I'm learning R
and I'm a big fan of data.table
package - I like it's database-like syntax and performance.
When I was reading web pages and blogs on data analysis, I found this post:
A Large Data Workflow with Pandas
Data Analysis of 8.2 Million Rows with Python and SQLite
https://plot.ly/ipython-notebooks/big-data-analytics-with-pandas-and-sqlite/
I would like to practice this data analysis with data.table
; however, there's only 4Gb RAM on my laptop:
➜ ~ free -m
total used free shared buff/cache available
Mem: 3686 966 1976 130 743 2359
Swap: 8551 0 8551
➜ ~
The dataset is a 3.9Gb CSV file, my availalbe memory is not enough to read the file as a data.table
. But I'm not willing to give up data.table
package.
Question:
Is there a database interface for
data.table
package?

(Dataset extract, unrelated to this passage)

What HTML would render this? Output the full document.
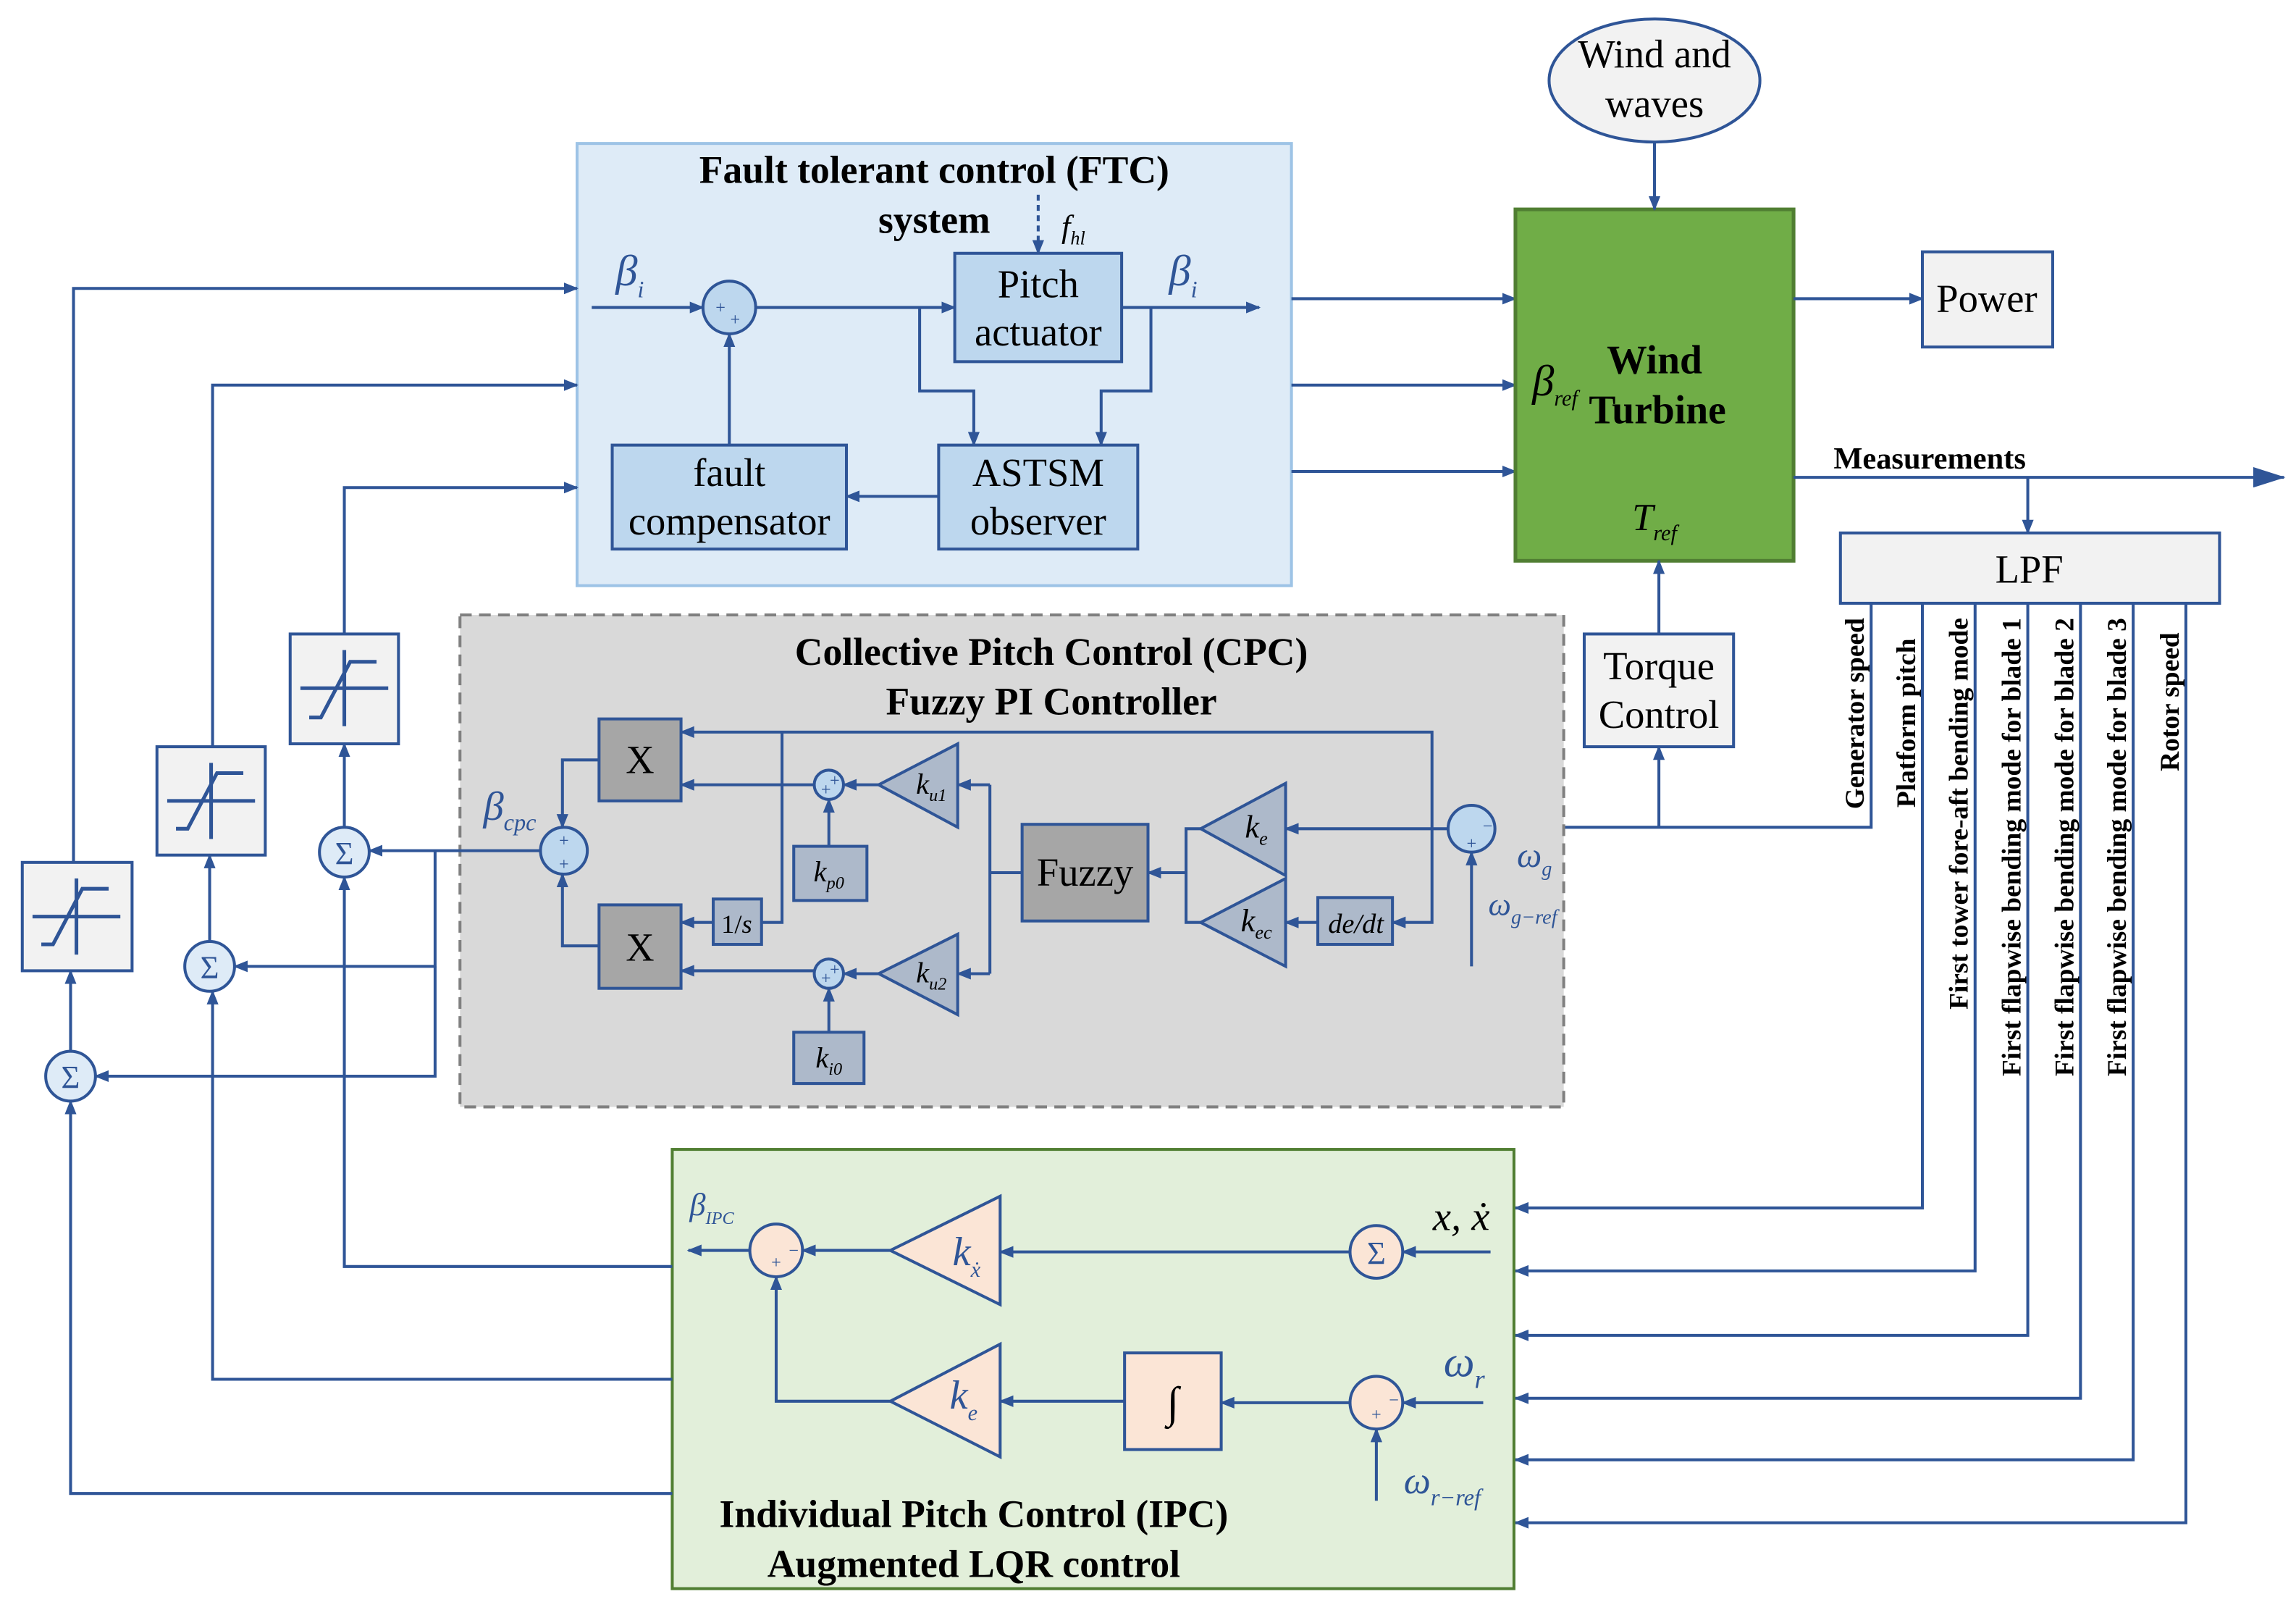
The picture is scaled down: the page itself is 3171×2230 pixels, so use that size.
<!DOCTYPE html>
<html><head><meta charset="utf-8"><style>
html,body{margin:0;padding:0;background:#fff;}
svg{display:block;}
text{font-family:"Liberation Serif",serif;}
</style></head><body>
<svg width="3171" height="2230" viewBox="0 0 1568 1103" xmlns="http://www.w3.org/2000/svg">
<defs>
<marker id="a" markerWidth="10" markerHeight="10" refX="9" refY="5" orient="auto" markerUnits="userSpaceOnUse"><path d="M0,1 L10,5 L0,9 Z" fill="#2f5597"/></marker>
<marker id="b" markerWidth="22" markerHeight="14" refX="21" refY="7" orient="auto" markerUnits="userSpaceOnUse"><path d="M0,0 L22,7 L0,14 Z" fill="#2f5597"/></marker>
</defs>
<rect width="1568" height="1103" fill="#fff"/>
<g stroke="#2f5597" stroke-width="2" fill="none">
<rect x="394" y="98" width="488" height="302" fill="#deebf7" stroke="#9dc3e6"/>
<rect x="652" y="173" width="114" height="74" fill="#bdd7ee"/>
<rect x="641" y="304" width="136" height="71" fill="#bdd7ee"/>
<rect x="418" y="304" width="160" height="71" fill="#bdd7ee"/>
<circle cx="498" cy="210" r="18" fill="#bdd7ee"/>
<line x1="404" y1="210" x2="480" y2="210" marker-end="url(#a)"/>
<line x1="516" y1="210" x2="652" y2="210" marker-end="url(#a)"/>
<line x1="766" y1="210" x2="860" y2="210" marker-end="url(#a)"/>
<polyline points="628,210 628,267 665,267 665,304" marker-end="url(#a)"/>
<polyline points="786,210 786,267 752,267 752,304" marker-end="url(#a)"/>
<line x1="641" y1="339" x2="578" y2="339" marker-end="url(#a)"/>
<line x1="498" y1="304" x2="498" y2="228" marker-end="url(#a)"/>
<line x1="709" y1="133" x2="709" y2="173" stroke-dasharray="4,3" marker-end="url(#a)"/>
<polyline points="50,589 50,197 394,197" marker-end="url(#a)"/>
<polyline points="145,510 145,263 394,263" marker-end="url(#a)"/>
<polyline points="235,433 235,333 394,333" marker-end="url(#a)"/>
<rect x="15" y="589" width="75" height="74" fill="#f2f2f2"/>
<rect x="107" y="510" width="74" height="74" fill="#f2f2f2"/>
<rect x="198" y="433" width="74" height="75" fill="#f2f2f2"/>
<g stroke-width="2.5">
<path d="M28,645 h8 l20,-38 h18 M52,600 v52 M22,626 h60"/>
<path d="M120,566 h8 l20,-38 h18 M144,521 v52 M114,547 h60"/>
<path d="M211,490 h8 l20,-38 h18 M235,444 v52 M205,470 h60"/>
</g>
<circle cx="48" cy="735" r="17" fill="#deebf7"/>
<circle cx="143" cy="660" r="17" fill="#deebf7"/>
<circle cx="235" cy="582" r="17" fill="#deebf7"/>
<line x1="48" y1="718" x2="48" y2="663" marker-end="url(#a)"/>
<line x1="143" y1="643" x2="143" y2="584" marker-end="url(#a)"/>
<line x1="235" y1="565" x2="235" y2="508" marker-end="url(#a)"/>
<line x1="882" y1="204" x2="1035" y2="204" marker-end="url(#a)"/>
<line x1="882" y1="263" x2="1035" y2="263" marker-end="url(#a)"/>
<line x1="882" y1="322" x2="1035" y2="322" marker-end="url(#a)"/>
<rect x="1035" y="143" width="190" height="240" fill="#70ad47" stroke="#507e32" stroke-width="2.5"/>
<ellipse cx="1130" cy="55" rx="72" ry="42" fill="#f2f2f2"/>
<line x1="1130" y1="97" x2="1130" y2="143" marker-end="url(#a)"/>
<rect x="1313" y="172" width="89" height="65" fill="#f2f2f2"/>
<line x1="1225" y1="204" x2="1313" y2="204" marker-end="url(#a)"/>
<line x1="1225" y1="326" x2="1560" y2="326" marker-end="url(#b)"/>
<line x1="1385" y1="326" x2="1385" y2="364" marker-end="url(#a)"/>
<rect x="1257" y="364" width="259" height="48" fill="#f2f2f2"/>
<rect x="1082" y="433" width="102" height="77" fill="#f2f2f2"/>
<line x1="1133" y1="433" x2="1133" y2="383" marker-end="url(#a)"/>
<line x1="1133" y1="565" x2="1133" y2="510" marker-end="url(#a)"/>
<polyline points="1278,412 1278,565 1021,565" marker-end="url(#a)"/>
<polyline points="1313,412 1313,825 1035,825" marker-end="url(#a)"/>
<polyline points="1349,412 1349,868 1035,868" marker-end="url(#a)"/>
<polyline points="1385,412 1385,912 1035,912" marker-end="url(#a)"/>
<polyline points="1421,412 1421,955 1035,955" marker-end="url(#a)"/>
<polyline points="1457,412 1457,997 1035,997" marker-end="url(#a)"/>
<polyline points="1493,412 1493,1040 1035,1040" marker-end="url(#a)"/>
<rect x="314" y="420" width="754" height="336" fill="#d9d9d9" stroke="#808080" stroke-dasharray="8,5"/>
<circle cx="1005" cy="566" r="16" fill="#bdd7ee"/>
<line x1="1005" y1="660" x2="1005" y2="582" marker-end="url(#a)"/>
<line x1="989" y1="566" x2="878" y2="566" marker-end="url(#a)"/>
<polyline points="978,566 978,500 465,500" marker-end="url(#a)"/>
<polyline points="978,566 978,630 951,630" marker-end="url(#a)"/>
<polygon points="820,566 878,535 878,598" fill="#adb9ca"/>
<polygon points="820,630 878,600 878,660" fill="#adb9ca"/>
<rect x="900" y="613" width="51" height="32" fill="#adb9ca"/>
<line x1="900" y1="630" x2="878" y2="630" marker-end="url(#a)"/>
<polyline points="820,566 810,566 810,630 820,630"/>
<line x1="810" y1="596" x2="784" y2="596" marker-end="url(#a)"/>
<rect x="698" y="563" width="86" height="66" fill="#a6a6a6"/>
<line x1="698" y1="596" x2="676" y2="596"/>
<line x1="676" y1="536" x2="676" y2="665"/>
<line x1="676" y1="536" x2="654" y2="536" marker-end="url(#a)"/>
<line x1="676" y1="665" x2="654" y2="665" marker-end="url(#a)"/>
<polygon points="600,536 654,508 654,565" fill="#adb9ca"/>
<polygon points="600,665 654,638 654,693" fill="#adb9ca"/>
<line x1="600" y1="536" x2="576" y2="536" marker-end="url(#a)"/>
<line x1="600" y1="665" x2="576" y2="665" marker-end="url(#a)"/>
<circle cx="566" cy="536" r="10" fill="#bdd7ee"/>
<circle cx="566" cy="665" r="10" fill="#bdd7ee"/>
<rect x="542" y="578" width="50" height="37" fill="#adb9ca"/>
<rect x="542" y="705" width="48" height="35" fill="#adb9ca"/>
<line x1="566" y1="578" x2="566" y2="546" marker-end="url(#a)"/>
<line x1="566" y1="705" x2="566" y2="675" marker-end="url(#a)"/>
<line x1="556" y1="536" x2="465" y2="536" marker-end="url(#a)"/>
<line x1="556" y1="663" x2="465" y2="663" marker-end="url(#a)"/>
<rect x="409" y="491" width="56" height="56" fill="#a6a6a6"/>
<rect x="409" y="618" width="56" height="57" fill="#a6a6a6"/>
<rect x="487" y="614" width="33" height="31" fill="#adb9ca"/>
<polyline points="534,500 534,630 520,630"/>
<line x1="487" y1="630" x2="465" y2="630" marker-end="url(#a)"/>
<polyline points="409,519 384,519 384,565" marker-end="url(#a)"/>
<polyline points="409,646 384,646 384,597" marker-end="url(#a)"/>
<circle cx="385" cy="581" r="16" fill="#bdd7ee"/>
<line x1="369" y1="581" x2="252" y2="581" marker-end="url(#a)"/>
<polyline points="297,581 297,660 160,660" marker-end="url(#a)"/>
<polyline points="297,660 297,735 65,735" marker-end="url(#a)"/>
<rect x="459" y="785" width="575" height="300" fill="#e2efda" stroke="#507e32"/>
<circle cx="530" cy="854" r="18" fill="#fbe5d6"/>
<line x1="512" y1="854" x2="470" y2="854" marker-end="url(#a)"/>
<polygon points="608,854 683,817 683,891" fill="#fbe5d6"/>
<line x1="922" y1="855" x2="683" y2="855" marker-end="url(#a)"/>
<line x1="608" y1="854" x2="548" y2="854" marker-end="url(#a)"/>
<circle cx="940" cy="855" r="18" fill="#fbe5d6"/>
<line x1="1018" y1="855" x2="958" y2="855" marker-end="url(#a)"/>
<circle cx="940" cy="958" r="18" fill="#fbe5d6"/>
<line x1="1013" y1="958" x2="958" y2="958" marker-end="url(#a)"/>
<line x1="940" y1="1025" x2="940" y2="976" marker-end="url(#a)"/>
<rect x="768" y="924" width="66" height="66" fill="#fbe5d6"/>
<line x1="922" y1="958" x2="834" y2="958" marker-end="url(#a)"/>
<line x1="768" y1="957" x2="683" y2="957" marker-end="url(#a)"/>
<polygon points="608,957 683,918 683,995" fill="#fbe5d6"/>
<polyline points="608,957 530,957 530,872" marker-end="url(#a)"/>
<polyline points="459,865 235,865 235,599" marker-end="url(#a)"/>
<polyline points="459,942 145,942 145,677" marker-end="url(#a)"/>
<polyline points="459,1020 48,1020 48,752" marker-end="url(#a)"/>
</g>
<g fill="#000" font-size="27" text-anchor="middle">
<text x="638" y="125" font-weight="bold" font-size="26.5">Fault tolerant control (FTC)</text>
<text x="638" y="159" font-weight="bold" font-size="26.5">system</text>
<text x="709" y="203">Pitch</text>
<text x="709" y="236">actuator</text>
<text x="709" y="332">ASTSM</text>
<text x="709" y="365">observer</text>
<text x="498" y="332">fault</text>
<text x="498" y="365">compensator</text>
<text x="1130" y="46">Wind and</text>
<text x="1130" y="80">waves</text>
<text x="1357" y="213">Power</text>
<text x="1386" y="398">LPF</text>
<text x="1133" y="464">Torque</text>
<text x="1133" y="497">Control</text>
<text x="1130" y="255" font-weight="bold" font-size="27.5">Wind</text>
<text x="1132" y="289" font-weight="bold" font-size="27.5">Turbine</text>
<text x="718" y="454" font-weight="bold" font-size="26.5">Collective Pitch Control (CPC)</text>
<text x="718" y="488" font-weight="bold" font-size="26.5">Fuzzy PI Controller</text>
<text x="665" y="1043" font-weight="bold" font-size="26.5">Individual Pitch Control (IPC)</text>
<text x="665" y="1077" font-weight="bold" font-size="26.5">Augmented LQR control</text>
<text x="437" y="528">X</text>
<text x="437" y="656">X</text>
<text x="741" y="605">Fuzzy</text>
<text x="1318" y="320" font-weight="bold" font-size="21">Measurements</text>
</g>
<g fill="#2f5597" font-style="italic" text-anchor="middle">
<text x="430" y="195" font-size="30">β<tspan font-size="16" dy="8">i</tspan></text>
<text x="808" y="195" font-size="30">β<tspan font-size="16" dy="8">i</tspan></text>
<text x="733" y="162" font-size="22" fill="#000">f<tspan font-size="13" dy="5">hl</tspan></text>
<text x="1062" y="270" font-size="30" fill="#000">β<tspan font-size="15" dy="7">ref</tspan></text>
<text x="1130" y="362" font-size="26" fill="#000">T<tspan font-size="15" dy="7">ref</tspan></text>
<text x="348" y="560" font-size="28">β<tspan font-size="16" dy="7">cpc</tspan></text>
<text x="1048" y="592" font-size="24">ω<tspan font-size="14" dy="6">g</tspan></text>
<text x="1040" y="625" font-size="22">ω<tspan font-size="14" dy="6">g−ref</tspan></text>
<text x="858" y="572" font-size="22" fill="#000">k<tspan font-size="13" dy="5">e</tspan></text>
<text x="858" y="636" font-size="22" fill="#000">k<tspan font-size="13" dy="5">ec</tspan></text>
<text x="926" y="637" font-size="19" fill="#000">de/dt</text>
<text x="636" y="542" font-size="20" fill="#000">k<tspan font-size="12" dy="5">u1</tspan></text>
<text x="636" y="671" font-size="20" fill="#000">k<tspan font-size="12" dy="5">u2</tspan></text>
<text x="566" y="602" font-size="20" fill="#000">k<tspan font-size="12" dy="5">p0</tspan></text>
<text x="566" y="729" font-size="20" fill="#000">k<tspan font-size="12" dy="5">i0</tspan></text>
<text x="503" y="637" font-size="18" fill="#000" font-style="normal">1/<tspan font-style="italic">s</tspan></text>
<text x="486" y="830" font-size="22">β<tspan font-size="12" dy="6">IPC</tspan></text>
<text x="998" y="840" font-size="28" fill="#000">x, ẋ</text>
<text x="1000" y="940" font-size="30">ω<tspan font-size="18" dy="8">r</tspan></text>
<text x="985" y="1020" font-size="26">ω<tspan font-size="16" dy="8">r−ref</tspan></text>
<text x="660" y="864" font-size="28">k<tspan font-size="15" dy="8">ẋ</tspan></text>
<text x="658" y="962" font-size="28">k<tspan font-size="15" dy="8">e</tspan></text>
<text x="801" y="968" font-size="30" font-style="normal" fill="#000">∫</text>
</g>
<g fill="#2f5597" font-size="22" text-anchor="middle">
<text x="48" y="743">Σ</text>
<text x="143" y="668">Σ</text>
<text x="235" y="590">Σ</text>
<text x="940" y="863">Σ</text>
</g>
<g fill="#2f5597" font-size="12" text-anchor="middle">
<text x="492" y="214">+</text><text x="502" y="222">+</text>
<text x="385" y="578">+</text><text x="385" y="594">+</text>
<text x="564" y="543">+</text><text x="570" y="537">+</text>
<text x="564" y="672">+</text><text x="570" y="666">+</text>
<text x="1016" y="568">−</text><text x="1005" y="580">+</text>
<text x="542" y="858">−</text><text x="530" y="866">+</text>
<text x="952" y="960">−</text><text x="940" y="970">+</text>
</g>
<g fill="#000" font-size="18.5" font-weight="bold" text-anchor="end">
<text transform="translate(1273,422) rotate(-90)">Generator speed</text>
<text transform="translate(1308,436) rotate(-90)">Platform pitch</text>
<text transform="translate(1344,422) rotate(-90)">First tower fore-aft bending mode</text>
<text transform="translate(1380,422) rotate(-90)">First flapwise bending mode for blade 1</text>
<text transform="translate(1416,422) rotate(-90)">First flapwise bending mode for blade 2</text>
<text transform="translate(1452,422) rotate(-90)">First flapwise bending mode for blade 3</text>
<text transform="translate(1488,432) rotate(-90)">Rotor speed</text>
</g>
</svg>
</body></html>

I searched its documentation and have no good luck.If
data.table
is not the right tool for this task, which approach is highly recommended?(1)
sqldf
or (2)sqlite
+dplyr
or (3)ff
/bigmemory
package?
I've noticed that each of above packages has distinctive syntax. The pandas
in the linked post can do almost all these task in one set of tools. Is there possibly a similar approach in R?